## Begin

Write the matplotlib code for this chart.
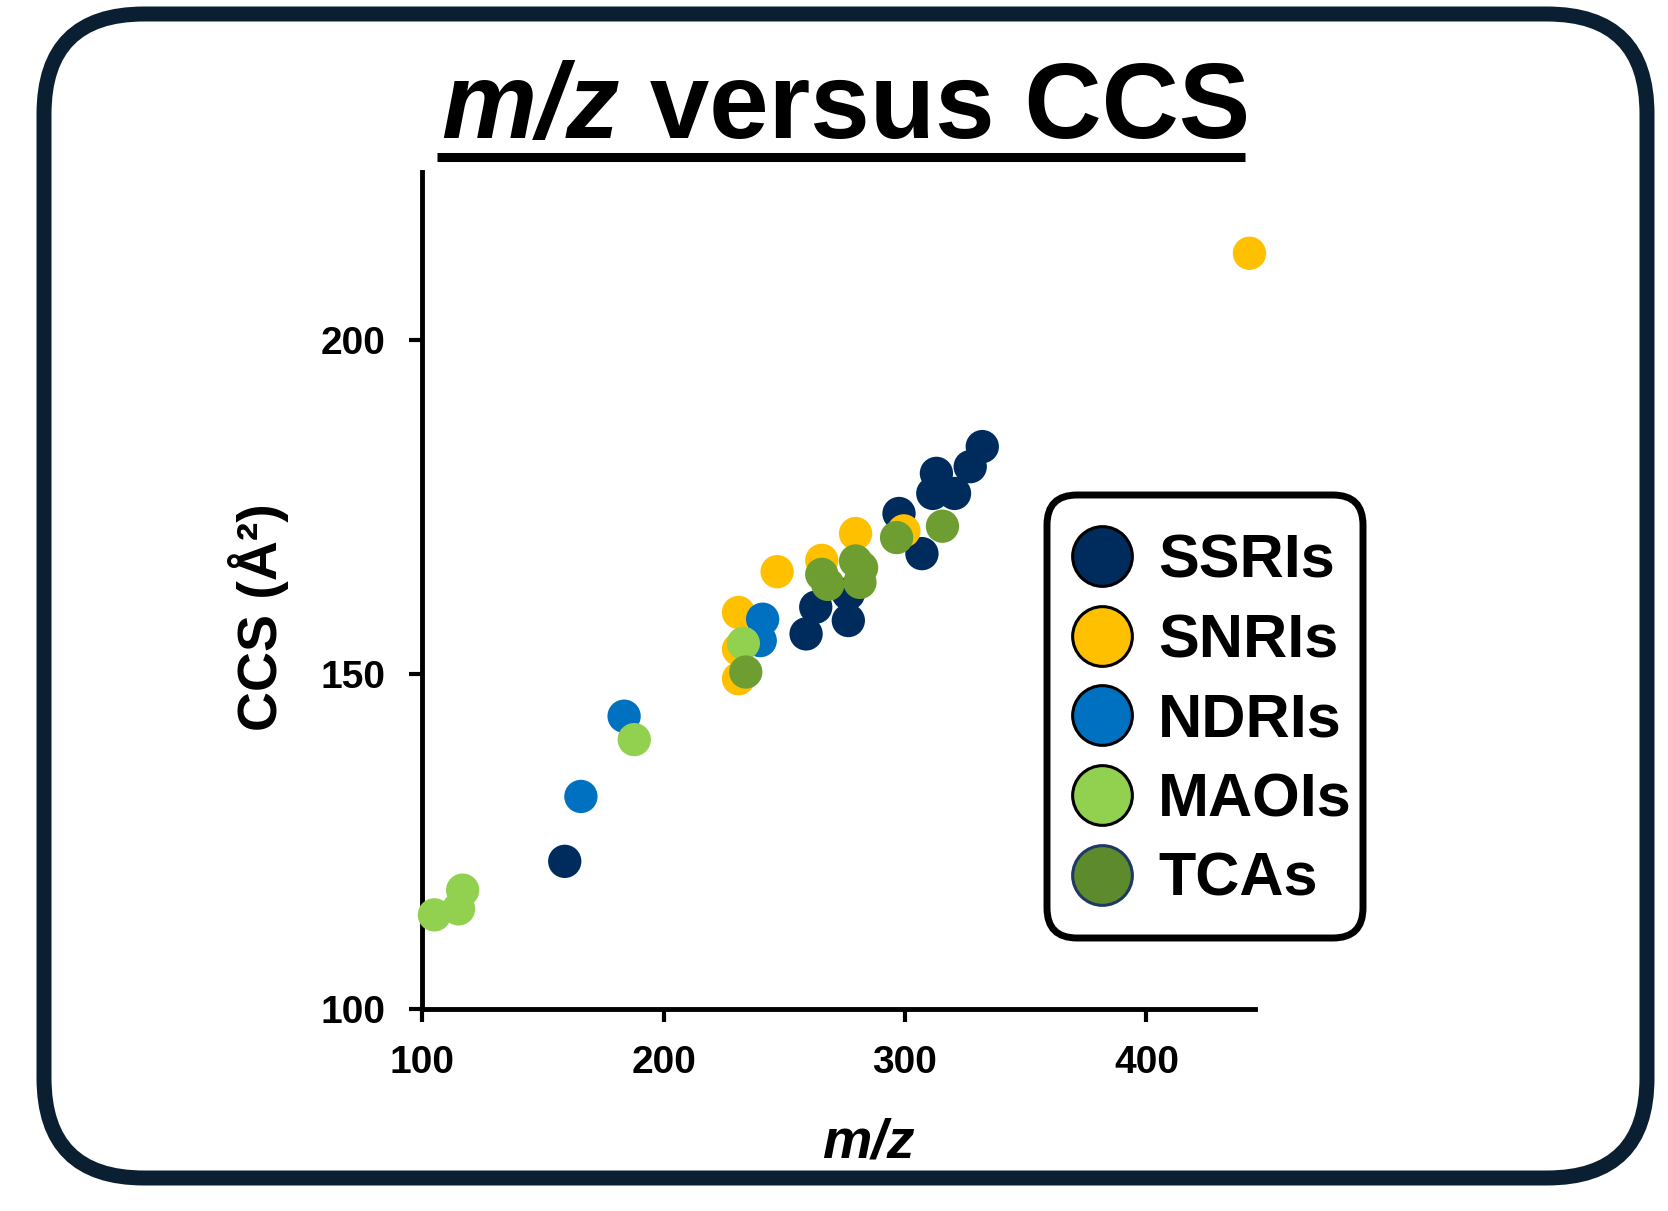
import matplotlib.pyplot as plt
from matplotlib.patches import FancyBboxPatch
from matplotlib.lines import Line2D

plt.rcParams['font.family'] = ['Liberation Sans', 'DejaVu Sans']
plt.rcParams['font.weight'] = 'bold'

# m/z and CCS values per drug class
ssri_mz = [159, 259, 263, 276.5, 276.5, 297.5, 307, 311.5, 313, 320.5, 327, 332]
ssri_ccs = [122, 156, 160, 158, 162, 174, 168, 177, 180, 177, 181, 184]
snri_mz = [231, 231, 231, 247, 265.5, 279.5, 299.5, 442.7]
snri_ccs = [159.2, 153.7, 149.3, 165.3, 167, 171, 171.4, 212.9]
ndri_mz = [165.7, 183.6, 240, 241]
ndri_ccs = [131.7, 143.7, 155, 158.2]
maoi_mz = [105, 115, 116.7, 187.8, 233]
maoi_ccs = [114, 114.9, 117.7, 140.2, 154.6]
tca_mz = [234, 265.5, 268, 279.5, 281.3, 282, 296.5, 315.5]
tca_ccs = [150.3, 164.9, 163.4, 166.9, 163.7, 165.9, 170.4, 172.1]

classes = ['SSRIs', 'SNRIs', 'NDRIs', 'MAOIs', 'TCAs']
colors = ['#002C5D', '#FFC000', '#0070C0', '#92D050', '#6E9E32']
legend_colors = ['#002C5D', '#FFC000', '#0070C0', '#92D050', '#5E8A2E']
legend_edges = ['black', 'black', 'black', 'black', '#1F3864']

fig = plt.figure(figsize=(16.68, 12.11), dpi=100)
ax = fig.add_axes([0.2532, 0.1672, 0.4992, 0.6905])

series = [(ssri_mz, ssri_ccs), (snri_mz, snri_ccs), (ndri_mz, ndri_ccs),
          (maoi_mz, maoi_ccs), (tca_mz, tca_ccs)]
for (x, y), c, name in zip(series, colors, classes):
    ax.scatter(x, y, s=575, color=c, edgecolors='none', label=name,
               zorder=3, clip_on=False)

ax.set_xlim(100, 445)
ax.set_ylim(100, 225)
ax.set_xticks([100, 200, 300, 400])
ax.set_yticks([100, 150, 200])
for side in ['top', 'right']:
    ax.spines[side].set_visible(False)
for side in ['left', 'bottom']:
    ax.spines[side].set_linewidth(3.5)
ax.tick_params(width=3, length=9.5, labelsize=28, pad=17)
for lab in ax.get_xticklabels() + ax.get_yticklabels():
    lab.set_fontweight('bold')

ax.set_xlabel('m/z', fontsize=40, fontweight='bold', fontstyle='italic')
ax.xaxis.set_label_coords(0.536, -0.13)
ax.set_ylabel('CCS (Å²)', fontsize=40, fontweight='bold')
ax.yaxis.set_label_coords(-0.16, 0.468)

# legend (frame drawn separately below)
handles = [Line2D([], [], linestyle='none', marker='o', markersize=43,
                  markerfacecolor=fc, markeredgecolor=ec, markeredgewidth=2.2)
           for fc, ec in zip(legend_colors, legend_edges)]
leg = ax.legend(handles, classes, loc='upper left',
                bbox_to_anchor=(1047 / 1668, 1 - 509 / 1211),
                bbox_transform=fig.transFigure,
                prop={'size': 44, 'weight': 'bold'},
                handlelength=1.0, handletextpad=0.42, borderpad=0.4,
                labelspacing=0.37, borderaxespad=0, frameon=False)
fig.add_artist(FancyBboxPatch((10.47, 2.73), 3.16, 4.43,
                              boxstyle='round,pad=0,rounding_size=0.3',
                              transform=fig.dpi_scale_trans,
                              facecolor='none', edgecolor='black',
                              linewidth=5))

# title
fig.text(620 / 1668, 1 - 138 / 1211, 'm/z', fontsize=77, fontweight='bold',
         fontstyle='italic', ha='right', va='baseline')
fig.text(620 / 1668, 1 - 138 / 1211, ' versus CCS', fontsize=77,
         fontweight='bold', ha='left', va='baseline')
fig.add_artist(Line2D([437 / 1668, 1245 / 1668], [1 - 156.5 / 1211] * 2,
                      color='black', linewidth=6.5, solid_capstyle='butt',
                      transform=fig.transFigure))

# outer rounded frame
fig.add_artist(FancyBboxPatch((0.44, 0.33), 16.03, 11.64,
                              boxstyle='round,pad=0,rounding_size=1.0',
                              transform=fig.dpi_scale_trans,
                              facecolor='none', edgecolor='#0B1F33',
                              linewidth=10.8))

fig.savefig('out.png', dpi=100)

## End
## Begin

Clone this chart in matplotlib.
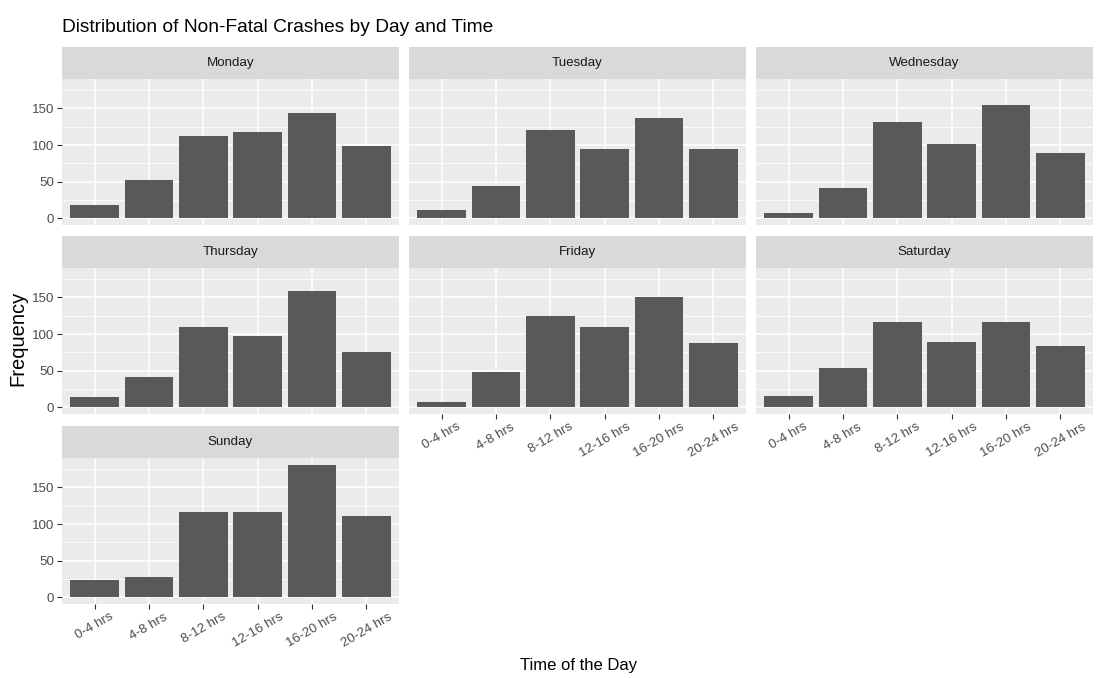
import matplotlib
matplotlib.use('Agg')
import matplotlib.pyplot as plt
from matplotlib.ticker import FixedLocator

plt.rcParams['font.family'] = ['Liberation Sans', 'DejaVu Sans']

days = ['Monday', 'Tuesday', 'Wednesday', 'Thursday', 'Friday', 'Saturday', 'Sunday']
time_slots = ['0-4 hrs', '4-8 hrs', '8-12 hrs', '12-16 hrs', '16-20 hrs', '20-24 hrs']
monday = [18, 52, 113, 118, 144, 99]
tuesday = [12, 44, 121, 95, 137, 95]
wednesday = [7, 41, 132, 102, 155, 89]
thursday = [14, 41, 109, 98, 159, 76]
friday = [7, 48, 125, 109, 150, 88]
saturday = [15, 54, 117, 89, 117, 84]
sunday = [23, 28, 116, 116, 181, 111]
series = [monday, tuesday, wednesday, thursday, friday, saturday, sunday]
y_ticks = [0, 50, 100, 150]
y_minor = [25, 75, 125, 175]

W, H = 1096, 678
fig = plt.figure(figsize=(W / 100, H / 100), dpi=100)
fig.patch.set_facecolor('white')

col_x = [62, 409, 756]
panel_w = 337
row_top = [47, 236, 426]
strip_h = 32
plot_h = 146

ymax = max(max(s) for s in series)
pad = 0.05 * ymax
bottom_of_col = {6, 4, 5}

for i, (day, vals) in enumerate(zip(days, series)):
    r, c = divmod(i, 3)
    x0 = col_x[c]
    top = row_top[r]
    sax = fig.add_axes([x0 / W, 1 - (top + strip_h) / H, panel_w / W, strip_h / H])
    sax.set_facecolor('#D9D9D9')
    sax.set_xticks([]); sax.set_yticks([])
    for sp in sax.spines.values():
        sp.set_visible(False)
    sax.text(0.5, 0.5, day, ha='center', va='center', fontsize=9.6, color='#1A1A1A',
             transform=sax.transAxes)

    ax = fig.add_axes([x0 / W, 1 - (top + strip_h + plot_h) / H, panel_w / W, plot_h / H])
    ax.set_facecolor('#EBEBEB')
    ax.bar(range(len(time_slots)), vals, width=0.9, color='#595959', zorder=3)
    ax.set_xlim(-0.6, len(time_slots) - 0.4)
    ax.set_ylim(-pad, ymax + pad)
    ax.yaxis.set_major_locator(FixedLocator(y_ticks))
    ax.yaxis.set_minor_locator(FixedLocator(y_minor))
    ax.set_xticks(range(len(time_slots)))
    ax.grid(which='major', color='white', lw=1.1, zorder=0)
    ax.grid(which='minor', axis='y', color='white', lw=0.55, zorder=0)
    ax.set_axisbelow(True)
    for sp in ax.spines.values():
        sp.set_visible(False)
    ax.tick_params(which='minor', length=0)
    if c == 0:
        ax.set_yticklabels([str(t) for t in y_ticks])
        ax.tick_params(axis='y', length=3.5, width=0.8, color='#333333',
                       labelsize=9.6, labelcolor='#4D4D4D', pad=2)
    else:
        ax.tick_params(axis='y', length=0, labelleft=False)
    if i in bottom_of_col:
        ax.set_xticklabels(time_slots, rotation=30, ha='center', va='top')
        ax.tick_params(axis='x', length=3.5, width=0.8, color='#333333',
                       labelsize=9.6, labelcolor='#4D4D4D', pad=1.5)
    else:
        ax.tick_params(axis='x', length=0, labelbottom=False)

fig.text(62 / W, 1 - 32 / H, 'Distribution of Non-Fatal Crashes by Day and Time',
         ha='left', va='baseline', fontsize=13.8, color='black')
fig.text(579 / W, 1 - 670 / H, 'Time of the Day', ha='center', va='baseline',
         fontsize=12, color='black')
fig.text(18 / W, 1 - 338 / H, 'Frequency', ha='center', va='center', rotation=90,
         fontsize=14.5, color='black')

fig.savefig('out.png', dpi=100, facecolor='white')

## End

→ **TASK STATEMENT**
Keep to the stretch from the line containing "Write the matplotlib code for this chart." through the line containing "plt.rcParams['font.weight'] = 'bold'", both ends included, and copy it exactly from the listing above, minus the pictures.

→ **ANSWER TO THE PROBLEM**
Write the matplotlib code for this chart.
import matplotlib.pyplot as plt
from matplotlib.patches import FancyBboxPatch
from matplotlib.lines import Line2D

plt.rcParams['font.family'] = ['Liberation Sans', 'DejaVu Sans']
plt.rcParams['font.weight'] = 'bold'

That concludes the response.